14 h 30, période creuse, les contrôleurs peuvent « décompresser ». Le bon côté de la mission, « une bonne entente dans l’équipe, un soutien ». Une cohésion « très importante » dans ce métier. On l’observe quant à leur manière de travailler. A peine perceptible, un petit sifflement leur sert de code pour communiquer. Savoir quand monter, descendre et changer de rame. Récupérer la machine à carte… Qu’ils dégainent à chaque arrivée de tram. Ils s’avancent à deux par porte. Toujours. Et ne se « désolidarisent pas ». Un jeune garçon lance naturellement : « J’ai pas ma carte ». Patrick laisse passer, « pour cette fois ». Un autre valide son ticket sous le nez des contrôleurs : amende. « C’est un sport national la validation à vue. C’est sa parole contre la nôtre. »

Au Corum, sur le quai, un jeune homme lance des gestes brusques envers Serge, une armoire à glace pourtant. Pour un arrêt, il se vexe de devoir payer 27 €. Encore… « Vous n’êtes pas compréhensifs ! Les étudiants galèrent en ce moment ! » Un dialogue s’engage finalement. « C’est ça le plus important, désamorcer », souligne Frédéric.
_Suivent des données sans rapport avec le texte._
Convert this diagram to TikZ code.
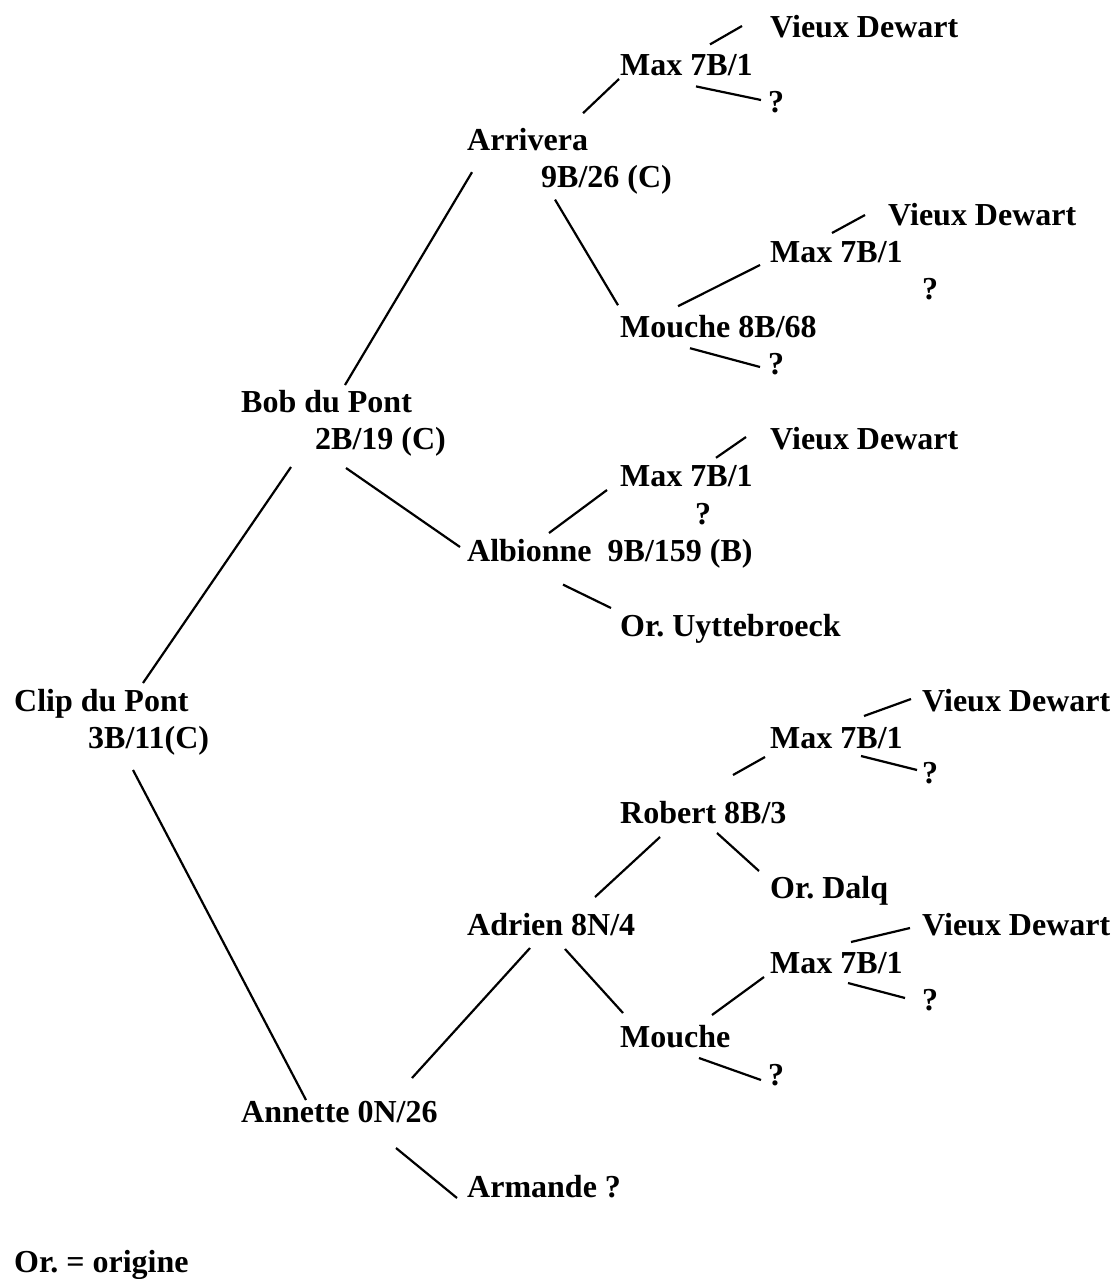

On explique au jeune homme que s’il avait prévenu qu’il ne faisait qu’un arrêt en montant dans le tram, ce serait passé. Mais pas alors qu’il était déjà dedans. Pascal souligne qu’il faut être conditionné pour faire ce métier. « Moi, ça va, je donne des cours de self-défense. »

« 15 à 20 % des personnes contrôlées rouspètent », prévient Patrick, le chef d’équipe. D’autres tentent de s’expliquer, paraissent tellement sincères, désemparées, que cela en ferait presque mal au cœur. Comme Jean-Luc : « C’est idiot, j’ai toujours mon ticket dix voyages sur moi, là, je ne sais pas où il est. C’est normal de payer. Je travaille, pour moi, l’amende c’est rien. Et puis, je ne suis pas bête, j’ai vu les contrôleurs et je suis monté quand même. » Thierry, le contrôleur, ne peut pas gracier Jean-Luc à ce moment-là. Il vient de faire payer une jeune femme qui regarde cet autre usager se défendre, pour échapper à l’amende. Le contrôleur l’assure : « En tant normal, on ne l’aurait pas verbalisé. S’adapter à chaque situation, c’est ça le plus dur. » D’un côté comme de l’autre. Bilan des deux heures : 25 procès verbaux sur les 13 rames contrôlées.

Sur six millions de voyageurs par mois, 130 000 sont contrôlés.